* **Written problem**
Below is some material; set it all down exactly, apart from the pictures.

* **Data provided**
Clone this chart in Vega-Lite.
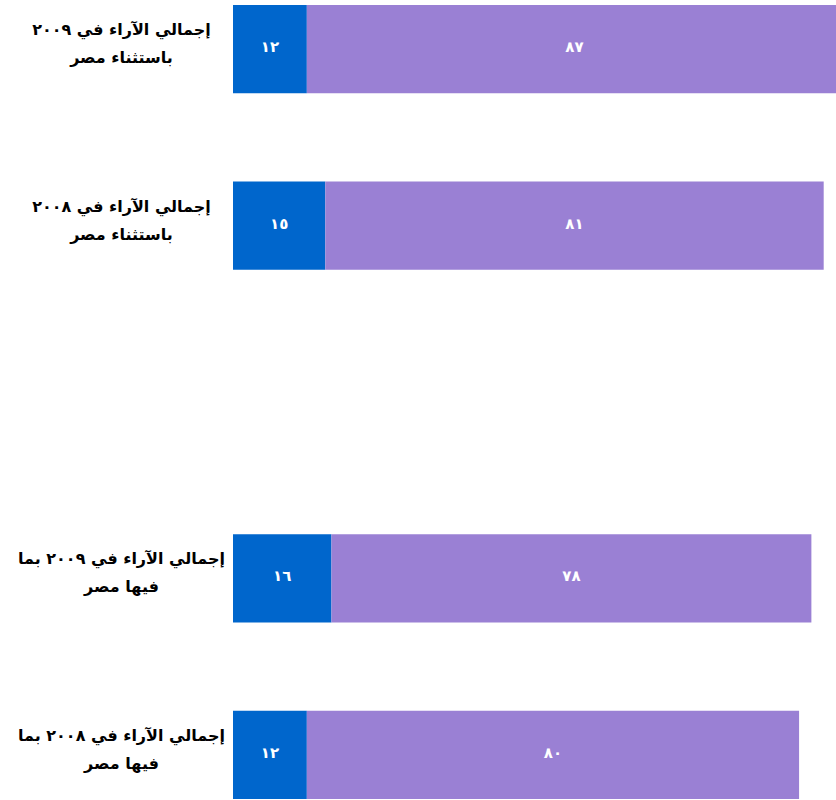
{
  "$schema": "https://vega.github.io/schema/vega-lite/v6.json",
  "width": 603,
  "height": 800,
  "autosize": {"type": "none"},
  "padding": {"left": 233, "top": 0, "right": 0, "bottom": 0},
  "background": "white",
  "config": {"view": {"stroke": null}},
  "data": {
    "values": [
      {"category": "إجمالي الآراء في ٢٠٠٩\nباستثناء مصر", "segment": "neg", "value": 12, "label": "١٢"},
      {"category": "إجمالي الآراء في ٢٠٠٩\nباستثناء مصر", "segment": "pos", "value": 87, "label": "٨٧"},
      {"category": "إجمالي الآراء في ٢٠٠٨\nباستثناء مصر", "segment": "neg", "value": 15, "label": "١٥"},
      {"category": "إجمالي الآراء في ٢٠٠٨\nباستثناء مصر", "segment": "pos", "value": 81, "label": "٨١"},
      {"category": "إجمالي الآراء في ٢٠٠٩ بما\nفيها مصر", "segment": "neg", "value": 16, "label": "١٦"},
      {"category": "إجمالي الآراء في ٢٠٠٩ بما\nفيها مصر", "segment": "pos", "value": 78, "label": "٧٨"},
      {"category": "إجمالي الآراء في ٢٠٠٨ بما\nفيها مصر", "segment": "neg", "value": 12, "label": "١٢"},
      {"category": "إجمالي الآراء في ٢٠٠٨ بما\nفيها مصر", "segment": "pos", "value": 80, "label": "٨٠"}
    ]
  },
  "encoding": {
    "y": {
      "field": "category",
      "type": "nominal",
      "title": null,
      "scale": {
        "domain": [
          "إجمالي الآراء في ٢٠٠٩\nباستثناء مصر",
          "إجمالي الآراء في ٢٠٠٨\nباستثناء مصر",
          " ",
          "إجمالي الآراء في ٢٠٠٩ بما\nفيها مصر",
          "إجمالي الآراء في ٢٠٠٨ بما\nفيها مصر"
        ],
        "paddingInner": 0.5,
        "paddingOuter": 0.028,
        "range": [0, 804]
      },
      "axis": {
        "domain": false,
        "ticks": false,
        "grid": false,
        "labelExpr": "split(datum.label, '\\n')",
        "labelAlign": "center",
        "labelBaseline": "middle",
        "labelPadding": 112,
        "labelOffset": -19,
        "labelLineHeight": 28,
        "labelLimit": 0,
        "labelFont": "DejaVu Sans",
        "labelFontWeight": "bold",
        "labelFontSize": 16,
        "labelColor": "black"
      }
    },
    "x": {
      "field": "value",
      "type": "quantitative",
      "stack": "zero",
      "scale": {"domain": [0, 98]},
      "axis": null
    }
  },
  "layer": [
    {
      "mark": {"type": "bar"},
      "encoding": {
        "color": {
          "field": "segment",
          "type": "nominal",
          "scale": {"domain": ["neg", "pos"], "range": ["#0066cc", "#9a80d4"]},
          "legend": null
        }
      }
    },
    {
      "mark": {"type": "text", "color": "white", "font": "DejaVu Sans", "fontWeight": "bold", "fontSize": 15, "baseline": "middle", "dy": -2},
      "encoding": {
        "x": {"field": "value", "type": "quantitative", "stack": "zero", "bandPosition": 0.5},
        "detail": {"field": "segment"},
        "text": {"field": "label"}
      }
    }
  ]
}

* **Correct answer**
Clone this chart in Vega-Lite.
{
  "$schema": "https://vega.github.io/schema/vega-lite/v6.json",
  "width": 603,
  "height": 800,
  "autosize": {"type": "none"},
  "padding": {"left": 233, "top": 0, "right": 0, "bottom": 0},
  "background": "white",
  "config": {"view": {"stroke": null}},
  "data": {
    "values": [
      {"category": "إجمالي الآراء في ٢٠٠٩\nباستثناء مصر", "segment": "neg", "value": 12, "label": "١٢"},
      {"category": "إجمالي الآراء في ٢٠٠٩\nباستثناء مصر", "segment": "pos", "value": 87, "label": "٨٧"},
      {"category": "إجمالي الآراء في ٢٠٠٨\nباستثناء مصر", "segment": "neg", "value": 15, "label": "١٥"},
      {"category": "إجمالي الآراء في ٢٠٠٨\nباستثناء مصر", "segment": "pos", "value": 81, "label": "٨١"},
      {"category": "إجمالي الآراء في ٢٠٠٩ بما\nفيها مصر", "segment": "neg", "value": 16, "label": "١٦"},
      {"category": "إجمالي الآراء في ٢٠٠٩ بما\nفيها مصر", "segment": "pos", "value": 78, "label": "٧٨"},
      {"category": "إجمالي الآراء في ٢٠٠٨ بما\nفيها مصر", "segment": "neg", "value": 12, "label": "١٢"},
      {"category": "إجمالي الآراء في ٢٠٠٨ بما\nفيها مصر", "segment": "pos", "value": 80, "label": "٨٠"}
    ]
  },
  "encoding": {
    "y": {
      "field": "category",
      "type": "nominal",
      "title": null,
      "scale": {
        "domain": [
          "إجمالي الآراء في ٢٠٠٩\nباستثناء مصر",
          "إجمالي الآراء في ٢٠٠٨\nباستثناء مصر",
          " ",
          "إجمالي الآراء في ٢٠٠٩ بما\nفيها مصر",
          "إجمالي الآراء في ٢٠٠٨ بما\nفيها مصر"
        ],
        "paddingInner": 0.5,
        "paddingOuter": 0.028,
        "range": [0, 804]
      },
      "axis": {
        "domain": false,
        "ticks": false,
        "grid": false,
        "labelExpr": "split(datum.label, '\\n')",
        "labelAlign": "center",
        "labelBaseline": "middle",
        "labelPadding": 112,
        "labelOffset": -19,
        "labelLineHeight": 28,
        "labelLimit": 0,
        "labelFont": "DejaVu Sans",
        "labelFontWeight": "bold",
        "labelFontSize": 16,
        "labelColor": "black"
      }
    },
    "x": {
      "field": "value",
      "type": "quantitative",
      "stack": "zero",
      "scale": {"domain": [0, 98]},
      "axis": null
    }
  },
  "layer": [
    {
      "mark": {"type": "bar"},
      "encoding": {
        "color": {
          "field": "segment",
          "type": "nominal",
          "scale": {"domain": ["neg", "pos"], "range": ["#0066cc", "#9a80d4"]},
          "legend": null
        }
      }
    },
    {
      "mark": {"type": "text", "color": "white", "font": "DejaVu Sans", "fontWeight": "bold", "fontSize": 15, "baseline": "middle", "dy": -2},
      "encoding": {
        "x": {"field": "value", "type": "quantitative", "stack": "zero", "bandPosition": 0.5},
        "detail": {"field": "segment"},
        "text": {"field": "label"}
      }
    }
  ]
}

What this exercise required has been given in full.